Astew in Fiji, Israel, Kosovo
Call it what you will - melting pot, salad, Mulligan stew - but mixing "different" peoples in one society can be as difficult as cooking up any fusion cuisine: The right blend takes an understanding of the essential qualities of each ingredient.
In Fiji, Israel, and Kosovo, ethnic or religious antagonism has prevented people from understanding the essentials about others.
*Racial tensions in Fiji have resulted in a coup that's scuttled its multiracial constitution. Now indigenous Fijians hold absolute rule over the 44 percent of the population descended from South Asians.
Such racist rule deserves international sanction of Fiji's new government. Coup leader George Speight only plays to native Fijians who fear economic dominance by the minority ethnic Indians.
The ousted prime minister, Mahendra Chaudry, remains optimistic. "Fiji is a great country and if we have a future, we have to work together," says Fiji's first elected ethnic Indian leader. Right on.

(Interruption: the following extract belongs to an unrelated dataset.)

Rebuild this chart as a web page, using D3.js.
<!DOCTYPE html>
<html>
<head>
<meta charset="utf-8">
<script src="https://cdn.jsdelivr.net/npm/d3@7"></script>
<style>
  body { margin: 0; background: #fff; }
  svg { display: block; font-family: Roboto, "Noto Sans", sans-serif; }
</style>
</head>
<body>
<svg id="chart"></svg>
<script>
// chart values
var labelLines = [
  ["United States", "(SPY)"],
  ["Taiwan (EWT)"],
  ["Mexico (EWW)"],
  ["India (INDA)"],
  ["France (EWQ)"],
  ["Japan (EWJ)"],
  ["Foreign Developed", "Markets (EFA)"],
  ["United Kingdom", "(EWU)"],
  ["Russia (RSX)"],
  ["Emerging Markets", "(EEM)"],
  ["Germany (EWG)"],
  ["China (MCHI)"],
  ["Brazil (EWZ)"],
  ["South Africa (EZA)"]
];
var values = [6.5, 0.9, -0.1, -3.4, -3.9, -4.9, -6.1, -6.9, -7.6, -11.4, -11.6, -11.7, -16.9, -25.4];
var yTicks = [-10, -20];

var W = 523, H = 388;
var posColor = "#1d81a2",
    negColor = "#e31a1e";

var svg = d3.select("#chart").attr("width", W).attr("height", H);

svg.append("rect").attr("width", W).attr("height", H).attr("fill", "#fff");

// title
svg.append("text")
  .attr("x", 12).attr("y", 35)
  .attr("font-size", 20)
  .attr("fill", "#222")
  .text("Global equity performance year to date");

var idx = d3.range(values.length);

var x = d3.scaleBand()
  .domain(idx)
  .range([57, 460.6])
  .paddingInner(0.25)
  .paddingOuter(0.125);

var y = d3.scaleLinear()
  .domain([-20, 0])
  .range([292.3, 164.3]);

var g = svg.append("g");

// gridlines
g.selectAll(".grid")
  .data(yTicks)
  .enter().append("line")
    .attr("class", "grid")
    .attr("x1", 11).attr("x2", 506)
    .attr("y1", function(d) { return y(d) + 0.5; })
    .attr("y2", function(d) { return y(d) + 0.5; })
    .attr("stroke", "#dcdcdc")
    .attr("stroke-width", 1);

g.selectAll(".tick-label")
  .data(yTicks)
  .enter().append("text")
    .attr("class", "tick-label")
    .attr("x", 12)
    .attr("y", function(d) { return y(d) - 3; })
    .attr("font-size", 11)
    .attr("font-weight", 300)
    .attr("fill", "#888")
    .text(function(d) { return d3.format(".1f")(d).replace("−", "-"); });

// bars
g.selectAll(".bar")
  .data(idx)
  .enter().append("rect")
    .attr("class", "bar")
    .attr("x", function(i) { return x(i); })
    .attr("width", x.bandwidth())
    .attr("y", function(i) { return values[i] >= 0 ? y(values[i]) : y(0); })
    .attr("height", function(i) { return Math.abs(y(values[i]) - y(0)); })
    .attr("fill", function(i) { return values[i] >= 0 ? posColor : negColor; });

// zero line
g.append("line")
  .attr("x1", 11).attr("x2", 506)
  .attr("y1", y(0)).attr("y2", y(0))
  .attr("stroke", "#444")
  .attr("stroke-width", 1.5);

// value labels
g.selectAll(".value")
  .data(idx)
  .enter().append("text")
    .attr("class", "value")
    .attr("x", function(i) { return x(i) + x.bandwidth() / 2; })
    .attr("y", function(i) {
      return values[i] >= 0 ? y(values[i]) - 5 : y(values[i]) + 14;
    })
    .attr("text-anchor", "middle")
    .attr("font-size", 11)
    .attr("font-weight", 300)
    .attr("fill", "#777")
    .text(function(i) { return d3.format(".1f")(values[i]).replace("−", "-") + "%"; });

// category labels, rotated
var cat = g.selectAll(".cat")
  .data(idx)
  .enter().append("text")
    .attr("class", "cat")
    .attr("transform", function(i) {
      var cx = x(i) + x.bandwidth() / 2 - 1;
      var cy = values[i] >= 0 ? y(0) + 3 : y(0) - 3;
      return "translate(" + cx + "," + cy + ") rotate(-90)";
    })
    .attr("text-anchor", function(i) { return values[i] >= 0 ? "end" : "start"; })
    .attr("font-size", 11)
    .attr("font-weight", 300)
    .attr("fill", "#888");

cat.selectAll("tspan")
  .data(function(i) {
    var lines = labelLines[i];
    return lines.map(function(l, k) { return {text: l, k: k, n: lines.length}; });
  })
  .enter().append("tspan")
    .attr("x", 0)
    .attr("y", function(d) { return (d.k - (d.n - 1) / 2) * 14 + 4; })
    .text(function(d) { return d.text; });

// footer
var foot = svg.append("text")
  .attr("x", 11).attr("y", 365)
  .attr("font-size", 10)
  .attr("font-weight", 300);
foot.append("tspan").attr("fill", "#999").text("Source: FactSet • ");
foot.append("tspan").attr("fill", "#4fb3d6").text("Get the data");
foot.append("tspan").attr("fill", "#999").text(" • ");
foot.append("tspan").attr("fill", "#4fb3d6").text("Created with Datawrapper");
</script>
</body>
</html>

*Israel remains uncertain if it can live with Palestinians in its midst. The talks at Camp David were focused on whether to divide rule over Jerusalem and whether to let about 3 million Palestinian refugees return. In both cases, a higher birth rate among Palestinians poses a demographic time bomb for a state that defends itself as Jewish.
Even though Israel declares Jerusalem to be its "eternal, undivided capital" (something many early Zionists didn't), the Palestinians' population growth in the city means they may someday outnumber Jews.

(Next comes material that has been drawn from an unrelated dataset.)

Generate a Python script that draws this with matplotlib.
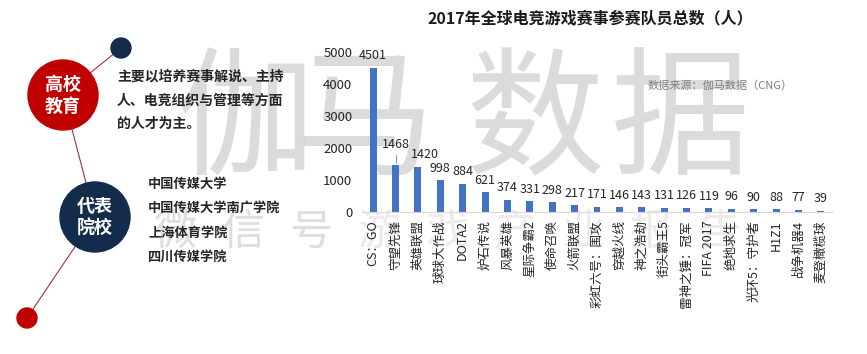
import matplotlib
matplotlib.use("Agg")
import matplotlib.pyplot as plt
from matplotlib.patches import Circle

plt.rcParams['font.family'] = ['Noto Sans CJK SC', 'DejaVu Sans']

# dati del grafico
games = ['CS：GO', '守望先锋', '英雄联盟', '球球大作战', 'DOTA2', '炉石传说', '风暴英雄',
         '星际争霸2', '使命召唤', '火箭联盟', '彩虹六号：围攻', '穿越火线', '神之浩劫',
         '街头霸王5', '雷神之锤：冠军', 'FIFA 2017', '绝地求生', '光环5：守护者', 'H1Z1',
         '战争机器4', '麦登橄榄球']
players = [4501, 1468, 1420, 998, 884, 621, 374, 331, 298, 217, 171, 146, 143,
           131, 126, 119, 96, 90, 88, 77, 39]
yticks = [0, 1000, 2000, 3000, 4000, 5000]

title = '2017年全球电竞游戏赛事参赛队员总数（人）'
source = '数据来源：伽马数据（CNG）'
intro = ['主要以培养赛事解说、主持', '人、电竞组织与管理等方面', '的人才为主。']
schools = ['中国传媒大学', '中国传媒大学南广学院', '上海体育学院', '四川传媒学院']
wm_top = '伽马数据'
wm_bottom = '微信号：游戏产业报告'

W, H = 867, 354
fig = plt.figure(figsize=(W / 100, H / 100), dpi=100)

# pannello di sinistra, coordinate in pixel
bg = fig.add_axes([0, 0, 1, 1])
bg.set_xlim(0, W)
bg.set_ylim(H, 0)
bg.axis('off')

red = '#C00000'
navy = '#132C4C'
bg.plot([121, 63, 95, 27], [48, 95, 217, 318], color='#A0343C', lw=0.8, zorder=1)
bg.add_patch(Circle((121, 48), 10, color=navy, zorder=2))
bg.add_patch(Circle((63, 95), 35, color=red, zorder=2))
bg.add_patch(Circle((95, 217), 35, color=navy, zorder=2))
bg.add_patch(Circle((27, 318), 10, color=red, zorder=2))
bg.text(63, 95, '高校\n教育', color='white', fontsize=13, fontweight='bold',
        ha='center', va='center', linespacing=1.2, zorder=3)
bg.text(95, 217, '代表\n院校', color='white', fontsize=13, fontweight='bold',
        ha='center', va='center', linespacing=1.2, zorder=3)
for i, s in enumerate(intro):
    bg.text(117, 77 + i * 23.5, s, fontsize=10, fontweight='bold', color='#262626',
            va='center', zorder=3)
for i, s in enumerate(schools):
    bg.text(148, 184 + i * 24.3, s, fontsize=9.5, fontweight='bold', color='#262626',
            va='center', zorder=3)

# filigrana
for ch, x in zip(wm_top, [245, 365, 535, 680]):
    bg.text(x, 125, ch, fontsize=100, color='#BFBFBF', alpha=0.55,
            ha='center', va='center', zorder=0)
for i, ch in enumerate(wm_bottom):
    if ch == '：':
        continue
    k = i if i < 3 else i - 1
    bg.text(175 + k * 68, 233, ch, fontsize=31, color='#C8C8C8',
            alpha=0.6 if k < 3 else 0.35, ha='center', va='center', zorder=0)

# grafico a barre
ax = fig.add_axes([362 / W, 1 - 212 / H, (832 - 362) / W, (212 - 52) / H])
ax.set_facecolor('none')
x = range(len(games))
ax.bar(x, players, width=0.31, color='#4472C4', zorder=2)
for xi, v in zip(x, players):
    dx, dy = 0, 4
    if xi == 1:
        dy = 10
    elif xi == 2:
        dx = 5
    ax.annotate(str(v), (xi, v), xytext=(dx, dy), textcoords='offset points',
                ha='center', va='bottom', fontsize=9, color='#262626',
                annotation_clip=False)
ax.plot([1, 1], [1468 + 60, 1468 + 300], color='#7F7F7F', lw=0.6)
ax.set_xlim(-0.5, len(games) - 0.5)
ax.set_ylim(0, 5000)
ax.set_yticks(yticks)
ax.set_xticks(list(x))
ax.set_xticklabels(games, rotation=90, fontsize=9, color='#262626')
ax.tick_params(axis='y', labelsize=9.5, colors='#262626', length=0, pad=7)
ax.tick_params(axis='x', length=0, pad=6)
for sp in ['top', 'right', 'left']:
    ax.spines[sp].set_visible(False)
ax.spines['bottom'].set_color('#D9D9D9')

fig.text(590 / W, 1 - 18 / H, title, fontsize=11.5, fontweight='bold', color='#1a1a1a',
         ha='center', va='center')
fig.text(720 / W, 1 - 86 / H, source, fontsize=8, color='#7F7F7F',
         ha='center', va='center')

fig.savefig('out.png', dpi=100)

Israel annexed Palestinian-dominated East Jerusalem after the 1967 war and must now decide whether to keep it in the name of religion or relinquish control in favor of Jewish purity.
*After the slaughter of so many ethnic Albanians in Kosovo, many survivors are seeking revenge on neighboring Serbs. The hate runs so deep that the United Nations and NATO can barely run the place a year after Kosovo was liberated from Serbian control.
Still, says the UN administrator, Bernard Kouchner: "To make peace takes generations, a deep movement and a change of the spirit. It's why I sometimes want to believe in God."